The workshops and cooperatives are crucial. Their cheap, flexible labour keeps production and storage costs down - helping Inditex achieve a 10 per cent net margin after tax. That compares to 8.4 per cent at rivals H&M and only 6.4 per cent at Gap.
Control over the entire Zara operation is obsessive. One corner of the Sabon estate contains a miniature mall. There are entire shops - Zaras, Pull&Bears and the rest - whose trademark interior designs are developed here. There are also rows of mock shop fronts - designed to give Zara a uniform look the world over.
Inditex, which now has 24,000 employees, is showing the same sort of agility with its fashion chains as it shows with its clothes. Three years ago, Bershka was just another Inditex idea. Now it has 104 shops in five countries and annual profits of £2m.

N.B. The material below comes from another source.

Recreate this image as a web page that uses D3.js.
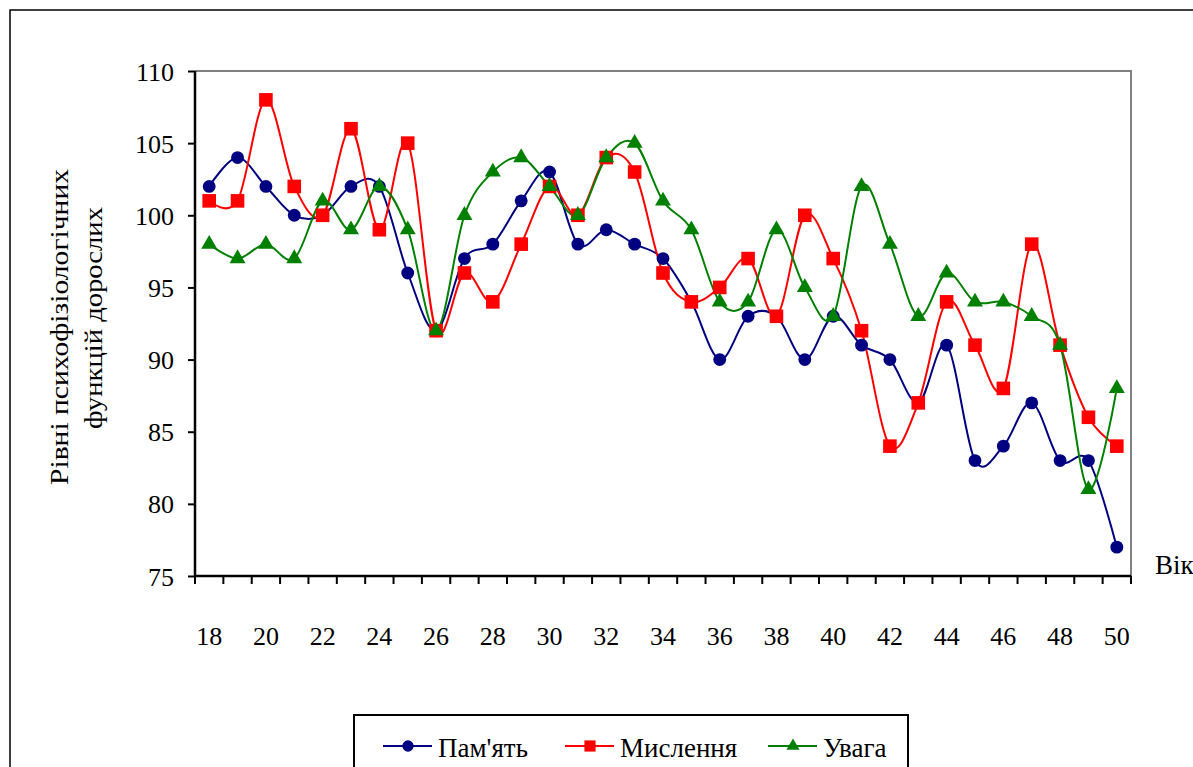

Not all ideas are successful, but, as with bad designs, Inditex seems to drop them quickly and quietly. Chains with names like Brettos, Kiddy's Class and Lefties - once trumpeted as the new Inditex thing - have all but disappeared.
A takeover of Adolfo Dominguez, a fellow Galician whose upmarket, quoted fashion house was helped out by Ortega when a fire damaged its warehousing recently, is often talked about - and denied by both sides. A chain of lingerie stores, named Oysho, is due later this year.
For the foreseeable future Zara will continue to drive Inditex. The chain has reached near saturation in Spain but there is plenty of room for growth abroad. There are 65 Zaras in France but Britain and Germany have only seven each. Italy and Ireland have none but it seems likely that Dublin may have one before the end of the year. There are only nine in the US and Canada.
Trailing in the wake of Zara, Britain and the rest of Europe can expect an invasion of Bershkas and the other chains. Perhaps, one day, Manchester's Trafford Centre and Kent's Bluewater - which each have Zaras - will have as many Inditex stores as La Vaguada. If that happens, Mr Ortega will have earned his place as fashion retailing's undisputed king.